On peut lire sur la feuille que tient la reine dans sa main : « Grâce ». La reine n’était pas seulement une collectionneuse d’art mais elle s’intéressait aux causes des malheureux © Chantilly, Musée Condé

La mort prématurée de la reine Louise

La santé de la reine Louise est défaillante. Frêle, son mari l’avait remarqué l’année même de leur mariage: « Dommage que la charpente ne soit pas un peu plus solide : sa grande fragilité m’inquiète souvent. » Ce sont les poumons qui sont malades. Quintes de toux à répétition, grande maigreur, la reine inquiète. Tous les docteurs viennent à son chevet, celui du roi des Français, celui de la reine Victoria, et bien sûr les médecins belges. Le 23 août 1850 un rapport est transmis au roi Léopold : « L’état de la reine est désespéré. »

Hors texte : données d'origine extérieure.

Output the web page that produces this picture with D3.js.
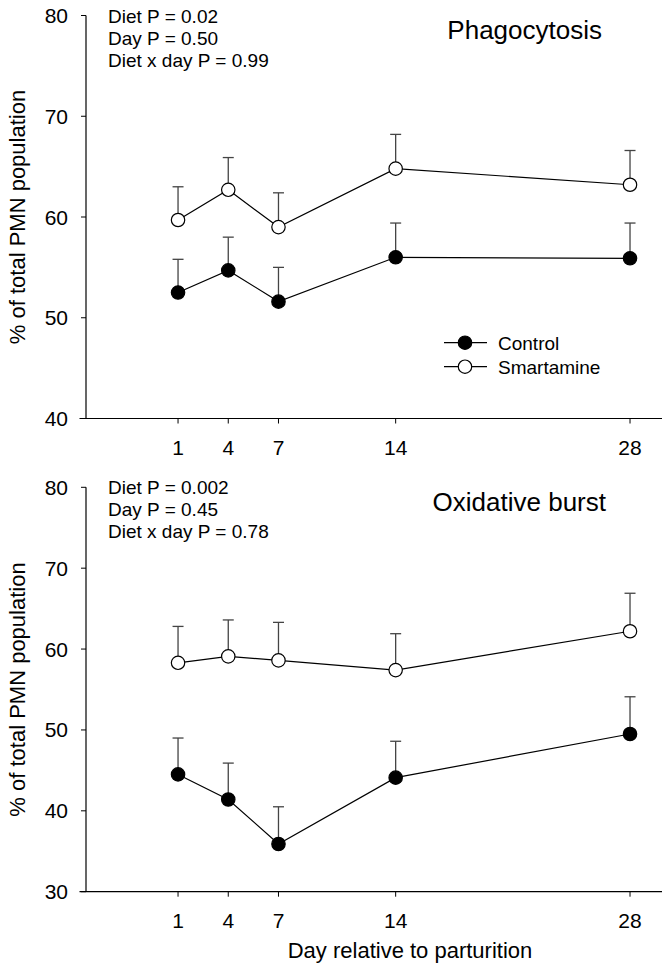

Le roi Léopold et les familles d’Orléans et de Belgique au désespoir, la reine Louise meurt à Ostende le 11 octobre 1850 © Chantilly, Musée Condé

Le roi l’emmène au bon air de la mer, à Ostende, espérant une guérison qui n’arrive pas. La famille d’Orléans en exil accourt d’Angleterre, ce sont les derniers jours de Louise. Aux premières lueurs du 11 octobre 1850, à huit heures du matin, elle s’éteint à Ostende, entourée des siens et secourue des derniers sacrements de la religion. Elle avait trente-huit ans, et le peuple belge en est très affligé. La princesse Diana est morte à Paris à trente-six ans, à peu près au même âge.

Louis d’Orléans, reine des Belges, mourante. Jean-Baptiste van Eycken, 1851 © Galerie Mendes, Paris

Surnommée la « Bien-Aimée », la reine Louise est encore présente de nos jours, non seulement dans les souvenirs des amoureux de l’Histoire, mais aussi dans le cœur de tous les Bruxellois, grâce à la très belle Avenue Louise qui traverse une grande partie de la ville, depuis le centre jusqu’au Bois de la Cambre. Elle fut en son temps la plus élégante avenue de la capitale, et de nouveaux projets urbanistiques visent à lui rendre son lustre d’antan. Cette avenue est nommée Louise en l’honneur de la petite-fille de la reine Louise, la princesse Louise de Belgique, fille de Léopold II. Ce prénom est toujours donné dans la famille de Belgique, la fille du prince Laurent et de la princesse Claire se prénomme Louise elle aussi, elle aura bientôt vingt-et-un ans.

Statue de la reine Louise en majesté. Joseph Jacquet, 1878 © Bruxelles, Palais de la Nation, Sénat de Belgique

Cette formidable exposition se déplacera en Belgique cette année et sera visible à Namur à partir de 20 mars 2025. Certaines pièces exposées seront les mêmes, et d’autres seront différentes. Une bonne raison pour visiter les deux expositions, à commencer par celle de Chantilly qui est toujours en cours jusqu’au 16 février.